• **Directions**
Reproduce the first line and every line after it, exactly, through the one containing "843, 994, 966]". Leave out the rest.

──────── Material

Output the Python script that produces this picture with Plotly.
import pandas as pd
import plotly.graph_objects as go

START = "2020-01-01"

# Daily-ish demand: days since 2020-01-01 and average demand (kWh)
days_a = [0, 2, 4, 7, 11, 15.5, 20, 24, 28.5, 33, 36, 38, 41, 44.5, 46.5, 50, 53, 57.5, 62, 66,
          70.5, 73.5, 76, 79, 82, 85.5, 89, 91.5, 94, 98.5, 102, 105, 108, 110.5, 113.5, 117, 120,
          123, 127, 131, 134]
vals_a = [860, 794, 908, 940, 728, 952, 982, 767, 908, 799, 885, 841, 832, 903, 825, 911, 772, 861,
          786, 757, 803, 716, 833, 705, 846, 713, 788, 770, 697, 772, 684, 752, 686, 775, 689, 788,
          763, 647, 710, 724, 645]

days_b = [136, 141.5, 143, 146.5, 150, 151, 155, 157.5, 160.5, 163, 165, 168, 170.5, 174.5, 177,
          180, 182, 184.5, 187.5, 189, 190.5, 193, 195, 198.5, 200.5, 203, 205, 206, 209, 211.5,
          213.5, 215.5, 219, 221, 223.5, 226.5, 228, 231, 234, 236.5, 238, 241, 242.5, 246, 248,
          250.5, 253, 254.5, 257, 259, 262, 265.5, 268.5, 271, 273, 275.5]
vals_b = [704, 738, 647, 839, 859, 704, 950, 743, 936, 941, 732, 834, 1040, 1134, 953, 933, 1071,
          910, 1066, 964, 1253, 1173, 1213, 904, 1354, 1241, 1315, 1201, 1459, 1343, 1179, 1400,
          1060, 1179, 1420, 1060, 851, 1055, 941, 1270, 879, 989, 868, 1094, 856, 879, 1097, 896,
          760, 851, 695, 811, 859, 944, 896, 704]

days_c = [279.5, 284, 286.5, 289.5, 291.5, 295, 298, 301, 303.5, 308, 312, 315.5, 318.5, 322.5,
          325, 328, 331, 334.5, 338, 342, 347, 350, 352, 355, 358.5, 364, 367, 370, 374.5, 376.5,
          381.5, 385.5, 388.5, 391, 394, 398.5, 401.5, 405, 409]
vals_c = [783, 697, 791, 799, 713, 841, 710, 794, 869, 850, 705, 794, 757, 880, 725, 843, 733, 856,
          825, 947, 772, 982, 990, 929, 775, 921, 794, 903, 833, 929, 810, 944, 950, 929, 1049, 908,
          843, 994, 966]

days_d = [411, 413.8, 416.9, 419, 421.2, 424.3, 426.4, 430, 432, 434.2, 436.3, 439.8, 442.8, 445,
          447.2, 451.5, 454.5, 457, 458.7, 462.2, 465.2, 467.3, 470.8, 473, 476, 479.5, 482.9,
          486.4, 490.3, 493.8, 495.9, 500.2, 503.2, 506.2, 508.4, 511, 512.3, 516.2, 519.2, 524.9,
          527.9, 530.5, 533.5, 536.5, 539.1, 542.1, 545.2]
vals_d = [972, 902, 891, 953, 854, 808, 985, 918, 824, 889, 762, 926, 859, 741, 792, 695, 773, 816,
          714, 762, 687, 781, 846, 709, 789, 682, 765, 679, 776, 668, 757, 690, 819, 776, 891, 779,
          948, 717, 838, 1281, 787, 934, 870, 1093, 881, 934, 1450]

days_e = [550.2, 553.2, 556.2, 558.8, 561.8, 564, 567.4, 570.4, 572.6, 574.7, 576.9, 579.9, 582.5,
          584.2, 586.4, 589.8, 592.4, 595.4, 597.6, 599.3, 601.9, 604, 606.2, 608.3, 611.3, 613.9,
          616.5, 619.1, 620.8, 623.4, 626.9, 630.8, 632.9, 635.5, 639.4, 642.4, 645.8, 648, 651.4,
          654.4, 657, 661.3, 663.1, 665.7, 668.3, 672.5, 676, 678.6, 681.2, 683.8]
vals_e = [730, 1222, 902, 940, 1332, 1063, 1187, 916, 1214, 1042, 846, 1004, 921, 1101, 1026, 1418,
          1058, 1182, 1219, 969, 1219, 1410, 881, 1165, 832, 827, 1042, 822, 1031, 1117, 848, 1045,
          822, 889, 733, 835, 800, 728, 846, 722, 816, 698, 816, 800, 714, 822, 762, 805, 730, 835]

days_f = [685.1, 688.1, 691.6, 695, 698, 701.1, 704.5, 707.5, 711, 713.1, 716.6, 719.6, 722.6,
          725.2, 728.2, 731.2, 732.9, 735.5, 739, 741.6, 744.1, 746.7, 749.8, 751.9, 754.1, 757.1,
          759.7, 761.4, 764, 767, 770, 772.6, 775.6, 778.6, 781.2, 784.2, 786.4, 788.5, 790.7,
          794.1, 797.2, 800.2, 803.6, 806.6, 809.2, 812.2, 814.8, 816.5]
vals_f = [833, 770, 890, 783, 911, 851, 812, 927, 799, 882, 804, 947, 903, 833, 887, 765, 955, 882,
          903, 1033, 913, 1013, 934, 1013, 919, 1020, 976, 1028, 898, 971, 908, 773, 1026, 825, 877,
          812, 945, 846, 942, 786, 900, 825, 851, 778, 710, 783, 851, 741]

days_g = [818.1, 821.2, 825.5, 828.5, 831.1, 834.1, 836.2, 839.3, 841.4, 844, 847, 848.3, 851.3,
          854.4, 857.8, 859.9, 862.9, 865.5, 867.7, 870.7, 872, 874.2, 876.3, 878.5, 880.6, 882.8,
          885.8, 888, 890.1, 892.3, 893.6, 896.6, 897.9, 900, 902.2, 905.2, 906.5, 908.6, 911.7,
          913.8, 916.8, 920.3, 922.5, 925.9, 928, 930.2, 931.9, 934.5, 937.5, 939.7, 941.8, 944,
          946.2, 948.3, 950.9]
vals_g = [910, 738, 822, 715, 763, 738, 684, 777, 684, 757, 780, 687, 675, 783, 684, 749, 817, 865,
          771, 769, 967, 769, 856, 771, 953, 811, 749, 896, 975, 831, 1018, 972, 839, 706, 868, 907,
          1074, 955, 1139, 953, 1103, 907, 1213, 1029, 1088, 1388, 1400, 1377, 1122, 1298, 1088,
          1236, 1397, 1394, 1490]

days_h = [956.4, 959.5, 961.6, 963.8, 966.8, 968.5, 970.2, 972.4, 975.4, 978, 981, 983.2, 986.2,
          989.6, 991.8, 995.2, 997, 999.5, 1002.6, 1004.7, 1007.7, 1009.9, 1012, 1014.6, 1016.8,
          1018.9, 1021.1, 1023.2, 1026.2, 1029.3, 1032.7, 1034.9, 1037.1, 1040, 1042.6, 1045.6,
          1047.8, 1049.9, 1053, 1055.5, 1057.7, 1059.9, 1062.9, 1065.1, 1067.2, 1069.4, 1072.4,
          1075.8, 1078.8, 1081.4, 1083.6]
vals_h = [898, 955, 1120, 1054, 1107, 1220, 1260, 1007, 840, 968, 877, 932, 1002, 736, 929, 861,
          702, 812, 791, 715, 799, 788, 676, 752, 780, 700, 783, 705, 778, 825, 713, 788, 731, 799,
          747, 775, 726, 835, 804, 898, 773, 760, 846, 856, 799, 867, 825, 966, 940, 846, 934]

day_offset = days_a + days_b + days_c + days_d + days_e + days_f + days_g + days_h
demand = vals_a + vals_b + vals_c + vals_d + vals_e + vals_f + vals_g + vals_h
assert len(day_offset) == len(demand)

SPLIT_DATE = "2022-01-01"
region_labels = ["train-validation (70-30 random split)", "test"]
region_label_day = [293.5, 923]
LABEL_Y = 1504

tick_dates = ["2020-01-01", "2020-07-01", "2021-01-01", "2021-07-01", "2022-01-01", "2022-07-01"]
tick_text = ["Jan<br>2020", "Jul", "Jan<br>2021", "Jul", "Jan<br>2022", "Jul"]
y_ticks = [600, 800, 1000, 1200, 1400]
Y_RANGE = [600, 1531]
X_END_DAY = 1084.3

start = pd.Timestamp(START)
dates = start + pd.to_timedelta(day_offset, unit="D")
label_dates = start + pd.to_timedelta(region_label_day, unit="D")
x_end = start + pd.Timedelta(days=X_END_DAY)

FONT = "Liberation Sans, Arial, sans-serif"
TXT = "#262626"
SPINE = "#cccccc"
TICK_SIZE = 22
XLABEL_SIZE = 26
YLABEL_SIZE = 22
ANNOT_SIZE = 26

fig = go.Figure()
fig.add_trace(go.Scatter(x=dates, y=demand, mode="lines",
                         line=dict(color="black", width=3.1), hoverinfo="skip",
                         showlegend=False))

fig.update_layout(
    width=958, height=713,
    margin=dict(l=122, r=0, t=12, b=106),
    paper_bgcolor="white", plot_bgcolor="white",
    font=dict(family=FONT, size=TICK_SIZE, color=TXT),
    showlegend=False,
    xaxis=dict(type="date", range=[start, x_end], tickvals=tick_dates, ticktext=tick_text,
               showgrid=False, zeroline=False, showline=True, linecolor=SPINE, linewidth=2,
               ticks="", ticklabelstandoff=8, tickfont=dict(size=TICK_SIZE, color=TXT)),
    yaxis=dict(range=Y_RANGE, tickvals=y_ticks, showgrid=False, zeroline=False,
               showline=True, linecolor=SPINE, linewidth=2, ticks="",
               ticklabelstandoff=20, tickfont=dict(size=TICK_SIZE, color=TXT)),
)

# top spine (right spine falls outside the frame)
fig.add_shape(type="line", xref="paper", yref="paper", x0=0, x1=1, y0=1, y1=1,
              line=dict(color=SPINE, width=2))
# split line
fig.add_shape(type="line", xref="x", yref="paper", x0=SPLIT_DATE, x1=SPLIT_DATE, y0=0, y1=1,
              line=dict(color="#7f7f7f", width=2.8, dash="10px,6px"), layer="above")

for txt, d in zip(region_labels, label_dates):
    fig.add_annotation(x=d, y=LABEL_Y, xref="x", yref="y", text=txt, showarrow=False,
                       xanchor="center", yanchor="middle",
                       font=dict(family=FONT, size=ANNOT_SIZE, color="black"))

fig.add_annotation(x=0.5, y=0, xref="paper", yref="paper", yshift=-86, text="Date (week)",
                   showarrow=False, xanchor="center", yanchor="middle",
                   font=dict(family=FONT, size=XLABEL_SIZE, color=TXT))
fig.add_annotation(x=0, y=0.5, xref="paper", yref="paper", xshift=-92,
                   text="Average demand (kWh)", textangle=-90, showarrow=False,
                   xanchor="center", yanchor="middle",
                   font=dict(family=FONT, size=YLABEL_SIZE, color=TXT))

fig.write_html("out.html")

────────────────

• **Exercise response**
Output the Python script that produces this picture with Plotly.
import pandas as pd
import plotly.graph_objects as go

START = "2020-01-01"

# Daily-ish demand: days since 2020-01-01 and average demand (kWh)
days_a = [0, 2, 4, 7, 11, 15.5, 20, 24, 28.5, 33, 36, 38, 41, 44.5, 46.5, 50, 53, 57.5, 62, 66,
          70.5, 73.5, 76, 79, 82, 85.5, 89, 91.5, 94, 98.5, 102, 105, 108, 110.5, 113.5, 117, 120,
          123, 127, 131, 134]
vals_a = [860, 794, 908, 940, 728, 952, 982, 767, 908, 799, 885, 841, 832, 903, 825, 911, 772, 861,
          786, 757, 803, 716, 833, 705, 846, 713, 788, 770, 697, 772, 684, 752, 686, 775, 689, 788,
          763, 647, 710, 724, 645]

days_b = [136, 141.5, 143, 146.5, 150, 151, 155, 157.5, 160.5, 163, 165, 168, 170.5, 174.5, 177,
          180, 182, 184.5, 187.5, 189, 190.5, 193, 195, 198.5, 200.5, 203, 205, 206, 209, 211.5,
          213.5, 215.5, 219, 221, 223.5, 226.5, 228, 231, 234, 236.5, 238, 241, 242.5, 246, 248,
          250.5, 253, 254.5, 257, 259, 262, 265.5, 268.5, 271, 273, 275.5]
vals_b = [704, 738, 647, 839, 859, 704, 950, 743, 936, 941, 732, 834, 1040, 1134, 953, 933, 1071,
          910, 1066, 964, 1253, 1173, 1213, 904, 1354, 1241, 1315, 1201, 1459, 1343, 1179, 1400,
          1060, 1179, 1420, 1060, 851, 1055, 941, 1270, 879, 989, 868, 1094, 856, 879, 1097, 896,
          760, 851, 695, 811, 859, 944, 896, 704]

days_c = [279.5, 284, 286.5, 289.5, 291.5, 295, 298, 301, 303.5, 308, 312, 315.5, 318.5, 322.5,
          325, 328, 331, 334.5, 338, 342, 347, 350, 352, 355, 358.5, 364, 367, 370, 374.5, 376.5,
          381.5, 385.5, 388.5, 391, 394, 398.5, 401.5, 405, 409]
vals_c = [783, 697, 791, 799, 713, 841, 710, 794, 869, 850, 705, 794, 757, 880, 725, 843, 733, 856,
          825, 947, 772, 982, 990, 929, 775, 921, 794, 903, 833, 929, 810, 944, 950, 929, 1049, 908,
          843, 994, 966]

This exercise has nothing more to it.